I offer for you the following article by the ever prescient Fr. James V. Schall on Europe and its basis in Christianity:

 

http://www.thecatholicthing.org/columns/2011/bellocs-infamous-phrase.html

 

 

The first element of the article that I found intriguing was his almost passing comment about Luther and Aristotle.  If, indeed, Europe is the result of the amalgamation of Judeo-Christianity with Roman and Greek culture, then the quip about Luther’s issue with Aristotle is quite enlightening.  An attack on Aristotle is not so much an attack on the past philosopher, that is not the significance of Luther’s objection.  Rather, the significance lies in the fact that Aristotle = Greek Culture.  Luther was claiming to be at issue with the very foundation of Europe.  What we are seeing today is the natural progression of Luther’s initial quip with Aristotle: to deny any element of the fourfold basis of Europe is to destroy the integrity of the European project itself.  Ultimately, Luther’s critique failed.  An attack on the Hellenism of Europe is an attack on reason itself, and the Church would have no part in the denial of reason, no matter how much trashy scholarship attempts to convince us otherwise.  Reason would prevail, both in the Church and in Europe.  Unfortunately, the Church focused so much on Protestantism for such a long time that it forgot to dialogue with the remainder of the world.  What the Church used to be in terms of her ability to engage the world she lives in is only beginning to come to life again, and thank God for that!
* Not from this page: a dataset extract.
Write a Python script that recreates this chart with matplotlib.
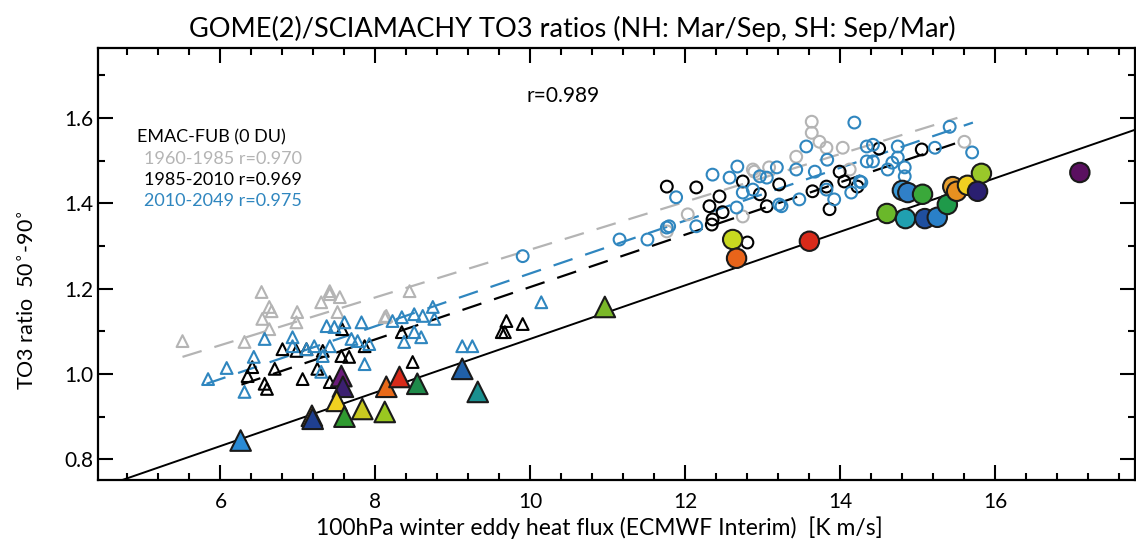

And that leads me to my second point.  The end of the article deals with the concept of reason, citing Pope Benedict’s increasingly important “Regensburg Speech” (Link is in the article).  The Church has never denied the importance and centrality of reason.  She has, in fact, exalted it and it is because of the exaltation of rationality that things like modern science were able to birth forth from it.  But, at the same time, she realizes that the Logos of God, the Reason of God, is deeper and a greater mystery (in the ineffable sense: there are always richer depths to go into).  Thus what is in man must be – due to the fact that sin so readily exists in the world – purified by the love of God so that the rationality of man becomes like the Creator in Whose image he is made.  In short, the rationality of man becomes love and is purified by the encounter with the God Who is Love.  Thus, when the Church enters missionary territory, she affirms what is good, but she also challenges what is false because it does not hold up to the reality of Love, it does not hold up to the reality of God and therefore denigrates the dignity and beauty of man.

As a last note, if you wish to read an excellent book on the clash between Christianity and Secularism in Europe, I can recommend to you George Weigel’s “The Cube and the Cathedral”.  It is a fantastic read and gives one great insight into the challenges we as a Western society are facing against the growing claims of secularism.